Once the samples have been taken and the gases collected, they are sent to the laboratory for analysis by HPLC and other GC-MS methods. The results provide operators with a valuable source of information. Factors such as the presence of dioxins/furans or the concentration of CO or particulates will highlight poor combustion in the boiler and, consequently, energy losses. The presence of metals or halogens in emissions will present a high risk of corrosion, and a high particle count will indicate a risk of creosote formation and potential pipe blockage.

Ultimately, atmospheric emissions analyses are much more than just a regulatory requirement: they are a powerful tool for knowledge, control and continuous improvement. By measuring pollutant emissions, they not only ensure legal compliance and avoid penalties, but also assess the real impact on the environment and public health. They provide manufacturers with concrete tools to optimise their processes, improve their energy performance and reduce their emissions. Finally, they promote transparency and social responsibility, strengthening the confidence of citizens, authorities and economic partners. Thus, atmospheric emissions analysis is a key step in reconciling industrial activity, environmental protection and social acceptability.

References:

1          U. Nations, L’Accord de Paris | Nations Unies, https://www.un.org/fr/climatechange/paris-agreement, (accessed August 11, 2025).

2          AR6 Synthesis Report, https://www.ipcc.ch/report/sixth-assessment-report-cycle/, (accessed August 11, 2025).
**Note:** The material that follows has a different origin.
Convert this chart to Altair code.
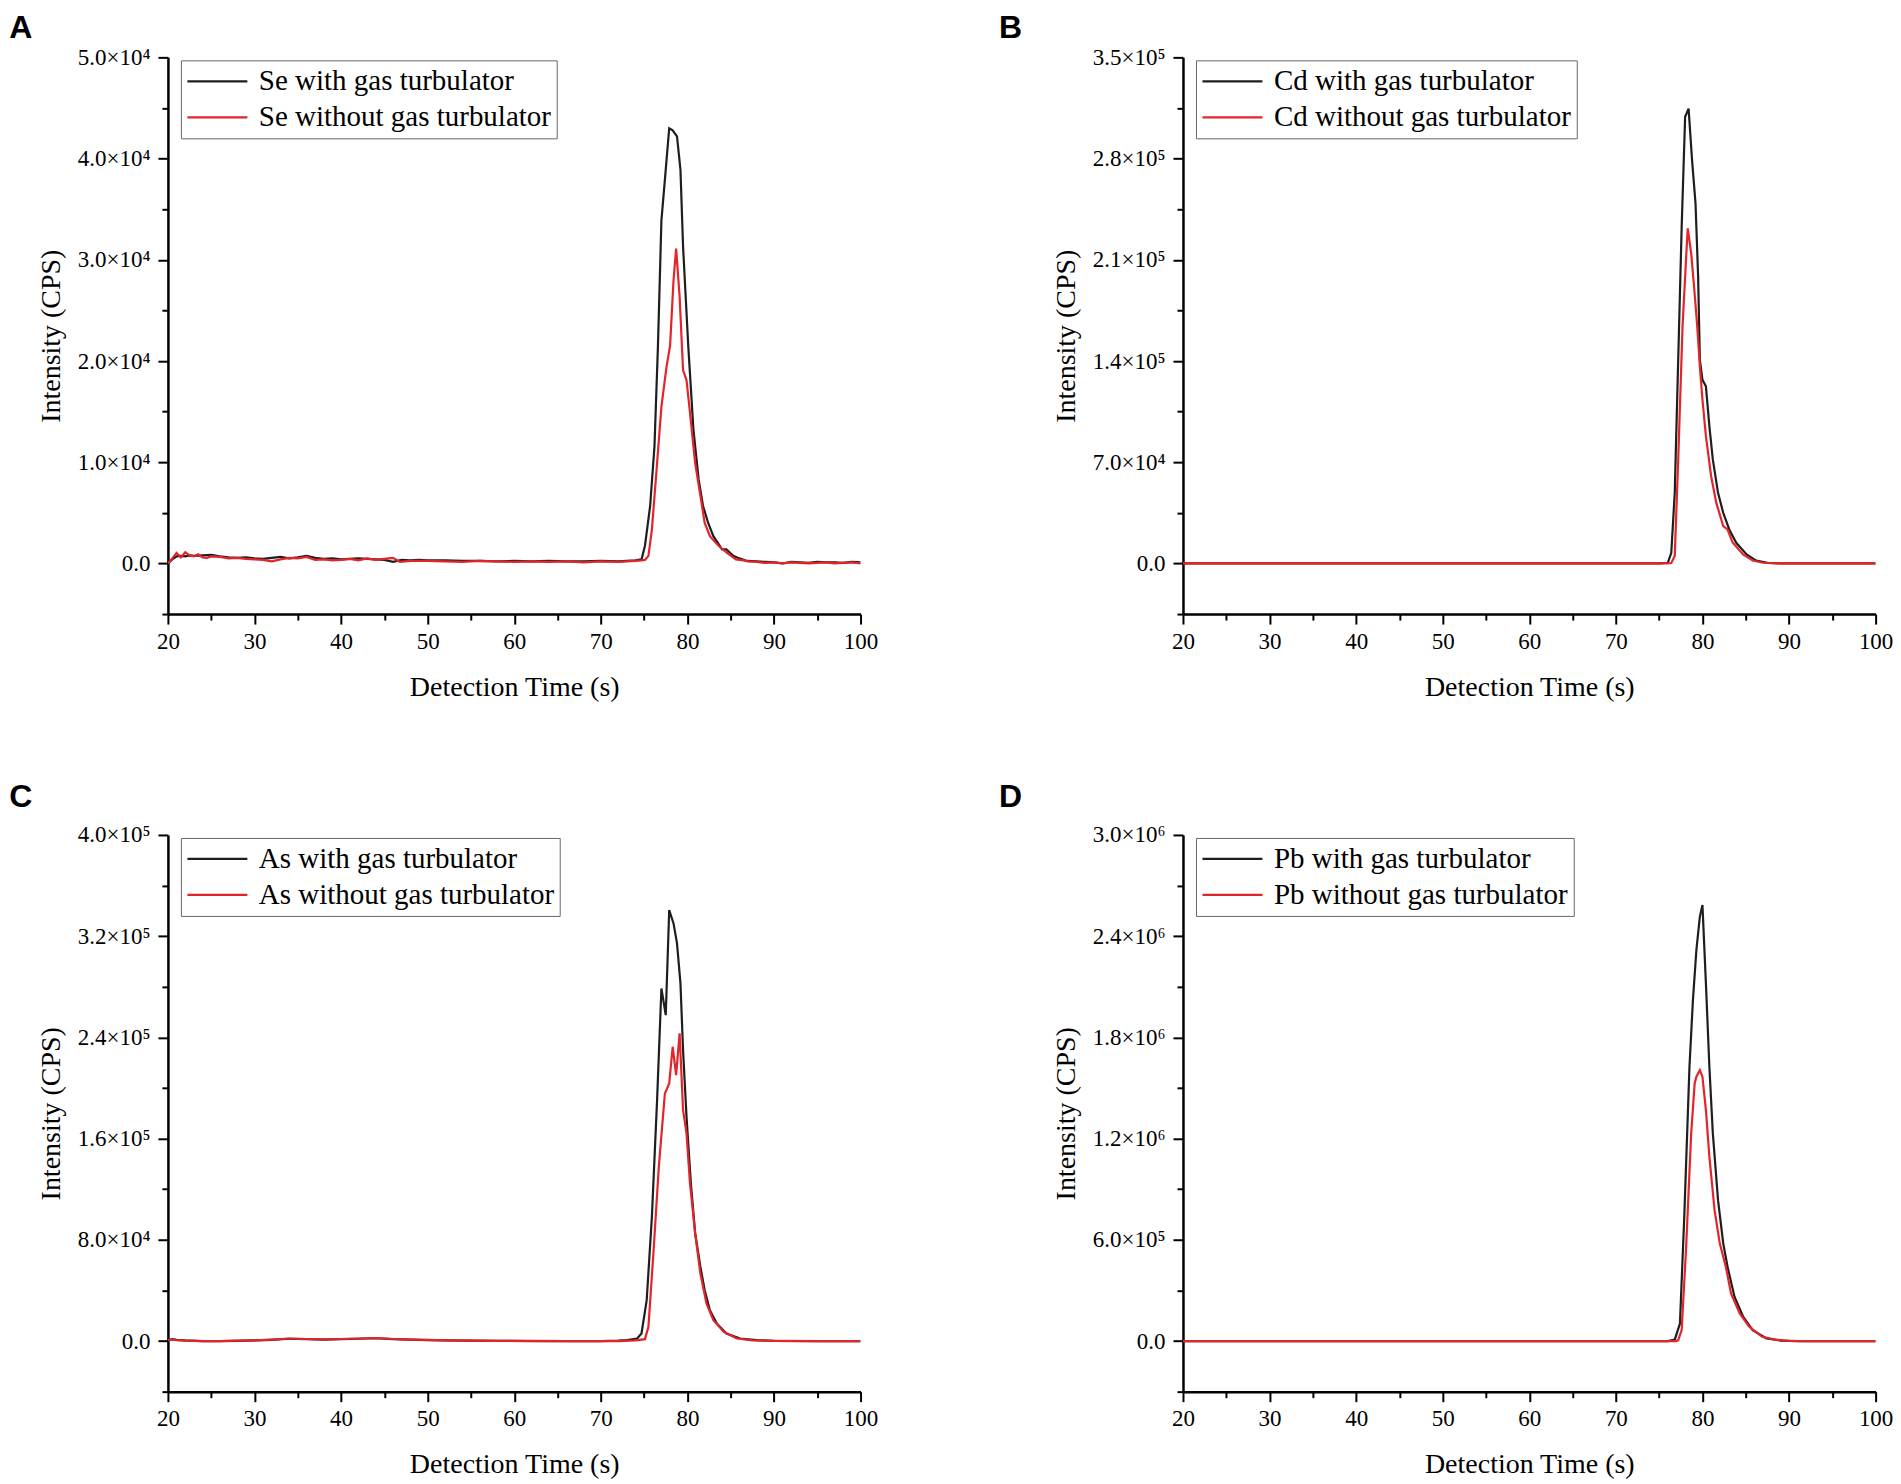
import altair as alt
import pandas as pd

# ---------------- data ----------------
panel_letters = ["A", "B", "C", "D"]
elements = ["Se", "Cd", "As", "Pb"]

x_ticks = [20, 25, 30, 35, 40, 45, 50, 55, 60, 65, 70, 75, 80, 85, 90, 95, 100]

se_ticks = [0, 10000, 20000, 30000, 40000, 50000]
se_labels = ["0.0", "1.0×10⁴", "2.0×10⁴", "3.0×10⁴", "4.0×10⁴", "5.0×10⁴"]
cd_ticks = [0, 70000, 140000, 210000, 280000, 350000]
cd_labels = ["0.0", "7.0×10⁴", "1.4×10⁵", "2.1×10⁵", "2.8×10⁵", "3.5×10⁵"]
as_ticks = [0, 80000, 160000, 240000, 320000, 400000]
as_labels = ["0.0", "8.0×10⁴", "1.6×10⁵", "2.4×10⁵", "3.2×10⁵", "4.0×10⁵"]
pb_ticks = [0, 600000, 1200000, 1800000, 2400000, 3000000]
pb_labels = ["0.0", "6.0×10⁵", "1.2×10⁶", "1.8×10⁶", "2.4×10⁶", "3.0×10⁶"]

se_with = [(20, 0), (20.5, 400), (21, 700), (21.5, 750), (22, 700), (22.5, 800), (23, 750), (24, 800),
           (25, 850), (26, 700), (27, 600), (28, 550), (29, 600), (30, 500), (31, 450), (32, 550),
           (33, 650), (34, 500), (35, 600), (36, 750), (37, 550), (38, 450), (39, 500), (40, 400),
           (41, 450), (42, 500), (43, 450), (44, 400), (45, 350), (46, 150), (47, 350), (48, 300),
           (49, 350), (50, 300), (52, 300), (54, 250), (56, 250), (58, 200), (60, 250), (62, 200),
           (64, 250), (66, 200), (68, 200), (70, 250), (72, 200), (73, 250), (74, 300), (74.7, 400),
           (75.1, 1750), (75.7, 5700), (76.2, 11600), (76.6, 21500), (77.0, 33900), (77.4, 37900),
           (77.9, 43000), (78.3, 42800), (78.8, 42200), (79.2, 38900), (79.5, 31300), (80.1, 21500),
           (80.7, 13200), (81.3, 8300), (81.8, 5700), (82.4, 4000), (83.0, 2700), (83.5, 2050),
           (84.0, 1400), (84.5, 1400), (85.3, 750), (86.0, 500), (86.9, 250), (88, 200), (89, 150),
           (90, 100), (91, 0), (92, 150), (93, 100), (94, 50), (95, 150), (96, 100), (97, 100),
           (98, 50), (99, 150), (100, 100)]
se_without = [(20, 0), (20.5, 500), (21, 1050), (21.5, 600), (22, 1100), (22.5, 800), (23, 700),
              (23.5, 900), (24, 600), (24.5, 550), (25, 700), (26, 650), (27, 500), (28, 550), (29, 450),
              (30, 400), (31, 350), (32, 200), (33, 400), (34, 550), (35, 500), (36, 650), (37, 350),
              (38, 400), (39, 300), (40, 350), (41, 450), (42, 300), (43, 500), (44, 350), (45, 450),
              (46, 550), (46.8, 150), (48, 250), (50, 250), (52, 200), (54, 150), (56, 250), (58, 200),
              (60, 150), (62, 200), (64, 150), (66, 200), (68, 100), (70, 200), (72, 150), (74, 250),
              (74.7, 300), (75.1, 350), (75.5, 750), (75.9, 3350), (76.5, 9900), (77.0, 15500),
              (77.6, 19500), (78.0, 21500), (78.4, 28000), (78.7, 31100), (79.1, 26400), (79.5, 19100),
              (79.9, 18100), (80.3, 14900), (80.9, 9900), (81.5, 6700), (82.0, 4000), (82.6, 2700),
              (83.6, 1750), (84.5, 1100), (85.6, 400), (86.5, 300), (87, 200), (88, 150), (89, 50),
              (90, 100), (91, 0), (92, 100), (93, 50), (94, 0), (95, 50), (96, 100), (97, 0), (98, 50),
              (99, 100), (100, 0)]

cd_with = [(20, 0), (30, 0), (40, 0), (50, 0), (60, 0), (70, 0), (75, 0), (76.0, 500), (76.4, 7400),
           (76.8, 48800), (77.2, 140800), (77.6, 232900), (78.0, 308900), (78.4, 314600),
           (78.8, 278900), (79.2, 249000), (79.5, 198400), (79.7, 140800), (80.0, 127000),
           (80.4, 122500), (80.8, 94900), (81.2, 71800), (81.8, 48800), (82.4, 35000), (83.1, 23500),
           (83.9, 14300), (85.1, 6200), (86.2, 2000), (87.5, 500), (89, 0), (100, 0)]
cd_without = [(20, 0), (30, 0), (40, 0), (50, 0), (60, 0), (70, 0), (76.0, 0), (76.4, 300),
              (76.8, 5100), (77.2, 71800), (77.7, 163900), (78.1, 209900), (78.3, 231800),
              (78.7, 214500), (79.0, 193800), (79.4, 163900), (79.7, 136300), (80.0, 113200),
              (80.4, 88000), (81.0, 60300), (81.6, 41900), (82.4, 25800), (82.9, 23500), (83.5, 14300),
              (84.7, 6200), (85.8, 2000), (87, 500), (88.5, 0), (100, 0)]

as_with = [(20, 500), (20.5, 1500), (21, 1000), (22, 500), (24, 0), (26, 0), (28, 200), (30, 500),
           (32, 1000), (34, 1800), (36, 1500), (38, 1200), (40, 1500), (42, 1800), (44, 2200),
           (46, 1500), (48, 1200), (50, 800), (52, 500), (55, 300), (58, 200), (62, 0), (66, 0),
           (70, 0), (72, 300), (73, 800), (74.2, 2000), (74.7, 6000), (75.3, 32300), (75.9, 98200),
           (76.5, 190400), (77.0, 278700), (77.5, 257600), (77.9, 340600), (78.4, 330100),
           (78.8, 314300), (79.2, 282700), (79.5, 229900), (79.9, 177300), (80.4, 124600),
           (80.9, 85100), (81.5, 58700), (82.0, 40200), (82.6, 24400), (83.4, 13900), (84.5, 6000),
           (86.1, 2000), (88.0, 700), (90, 200), (95, 0), (100, 0)]
as_without = [(20, 800), (20.5, 1200), (21, 800), (22, 300), (24, 0), (26, 0), (28, 300), (30, 600),
              (32, 1200), (34, 2000), (36, 1600), (38, 1300), (40, 1600), (42, 2000), (44, 2400),
              (46, 1600), (48, 1200), (50, 900), (52, 600), (55, 300), (58, 200), (62, 100), (66, 0),
              (70, 0), (72, 0), (74, 500), (75.1, 1500), (75.5, 11300), (76.1, 71900), (76.7, 137800),
              (77.4, 195700), (77.9, 203600), (78.3, 232600), (78.7, 210200), (79.1, 243200),
              (79.5, 182500), (79.9, 164100), (80.3, 124600), (80.9, 85100), (81.5, 53400),
              (82.2, 29700), (83.0, 16500), (84.2, 7300), (85.7, 2000), (87.5, 500), (90, 100),
              (95, 0), (100, 0)]

pb_with = [(20, 0), (40, 0), (60, 0), (76, 0), (76.8, 8000), (77.4, 104000), (77.9, 737000),
           (78.5, 1626000), (78.9, 2021000), (79.3, 2318000), (79.7, 2516000), (80.0, 2585000),
           (80.4, 2120000), (80.8, 1626000), (81.2, 1231000), (81.8, 835000), (82.4, 579000),
           (82.9, 440000), (83.7, 263000), (84.7, 144000), (85.8, 65000), (87.4, 15000), (89, 3000),
           (91, 0), (100, 0)]
pb_without = [(20, 0), (40, 0), (60, 0), (77, 0), (77.2, 5000), (77.6, 65000), (78.1, 539000),
              (78.7, 1231000), (79.1, 1527000), (79.3, 1567000), (79.7, 1606000), (80.0, 1567000),
              (80.4, 1369000), (80.8, 1093000), (81.4, 776000), (82.0, 579000), (82.7, 440000),
              (83.3, 282000), (84.3, 164000), (85.4, 85000), (86.9, 25000), (88.4, 8000), (90, 1000),
              (92, 0), (100, 0)]

series_colors = ["#1e1e1e", "#e3242b"]

# ---------------- styling constants ----------------
PW, PH = 693, 557
SERIF = "Liberation Serif"


def cond_tick(step):
    return {"condition": {"test": f"datum.value % {step} === 0", "value": 10}, "value": 6}


def panel(letter, elem, with_pts, without_pts, ticks, labels, lab_x, lab_y):
    name_with = f"{elem} with gas turbulator"
    name_without = f"{elem} without gas turbulator"
    rows = [{"t": t, "v": v, "series": name_with} for t, v in with_pts]
    rows += [{"t": t, "v": v, "series": name_without} for t, v in without_pts]
    df = pd.DataFrame(rows)

    step = ticks[1] - ticks[0]
    ymin = -step // 2
    minor = [(a + b) // 2 for a, b in zip(ticks[:-1], ticks[1:])] + [ymin]
    yvals = sorted(ticks + minor)
    label_expr = " : ".join(f"datum.value === {v} ? '{s}'" for v, s in zip(ticks, labels)) + " : ''"

    lines = alt.Chart(df).mark_line(strokeWidth=2.2, clip=True).encode(
        x=alt.X("t:Q",
                scale=alt.Scale(domain=[x_ticks[0], x_ticks[-1]], nice=False, zero=False),
                axis=alt.Axis(values=x_ticks,
                              labelExpr="datum.value % 10 === 0 ? format(datum.value, 'd') : ''",
                              tickSize=cond_tick(10), labelPadding=6, titlePadding=20,
                              labelFlush=False, labelOverlap=False,
                              title="Detection Time (s)")),
        y=alt.Y("v:Q",
                scale=alt.Scale(domain=[ymin, ticks[-1]], nice=False, zero=False),
                axis=alt.Axis(values=yvals, labelExpr=label_expr, tickSize=cond_tick(step),
                              labelPadding=8, titlePadding=12, labelOverlap=False,
                              labelFlush=False, title="Intensity (CPS)")),
        color=alt.Color("series:N",
                        scale=alt.Scale(domain=[name_with, name_without], range=series_colors),
                        legend=alt.Legend(orient="none", legendX=13, legendY=3, title=None,
                                          direction="vertical", symbolType="stroke",
                                          symbolSize=3600, symbolStrokeWidth=2.2,
                                          clipHeight=32, rowPadding=4, padding=5,
                                          labelOffset=10, labelFont=SERIF, labelFontSize=29,
                                          labelColor="black", labelLimit=500,
                                          strokeColor="#666666", fillColor="white")),
    )

    lab_df = pd.DataFrame({"letter": [letter]})
    lab = alt.Chart(lab_df).mark_text(align="left", baseline="top", font="Liberation Sans",
                                      fontSize=32, fontWeight="bold", color="black").encode(
        x=alt.value(lab_x), y=alt.value(lab_y), text="letter:N")

    return alt.layer(lines, lab).properties(width=PW, height=PH)


pA = panel(panel_letters[0], elements[0], se_with, se_without, se_ticks, se_labels, -158.7, -44)
pB = panel(panel_letters[1], elements[1], cd_with, cd_without, cd_ticks, cd_labels, -184, -44)
pC = panel(panel_letters[2], elements[2], as_with, as_without, as_ticks, as_labels, -158.7, -53)
pD = panel(panel_letters[3], elements[3], pb_with, pb_without, pb_ticks, pb_labels, -184, -53)

chart = alt.concat(pA, pB, pC, pD, columns=2,
                   spacing={"row": 221, "column": 322.6}).properties(
    bounds="flush",
    padding={"left": 1, "top": 4, "right": 0, "bottom": 0},
).resolve_scale(
    x="independent", y="independent", color="independent"
).configure_view(
    stroke=None
).configure_axis(
    grid=False, domainColor="black", domainWidth=2.5, tickColor="black", tickWidth=2,
    labelFont=SERIF, labelFontSize=23, labelColor="black",
    titleFont=SERIF, titleFontSize=28, titleFontWeight="normal", titleColor="black",
)

chart.save("out.html", embed_options={"renderer": "svg", "actions": False})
3          Environnement et changement climatique Canada, Plan de réduction des émissions pour 2030, Environnement et changement climatique Canada, 2022.

4          E. et C. climatique Canada, Émissions de polluants atmosphériques, https://www.canada.ca/fr/environnement-changement-climatique/services/indicateurs-environnementaux/emissions-polluants-atmospheriques.html, (accessed August 11, 2025).

5          architecture de gestion de l’information législative-legal information management system Irosoft, – Règlement sur l’assainissement de l’atmosphère, https://www.legisquebec.gouv.qc.ca/fr/document/rc/Q-2,%20r.%204.1, (accessed August 13, 2025).

6          Guay, M., Lecours, M., and Pelletier, L., 2014, 460.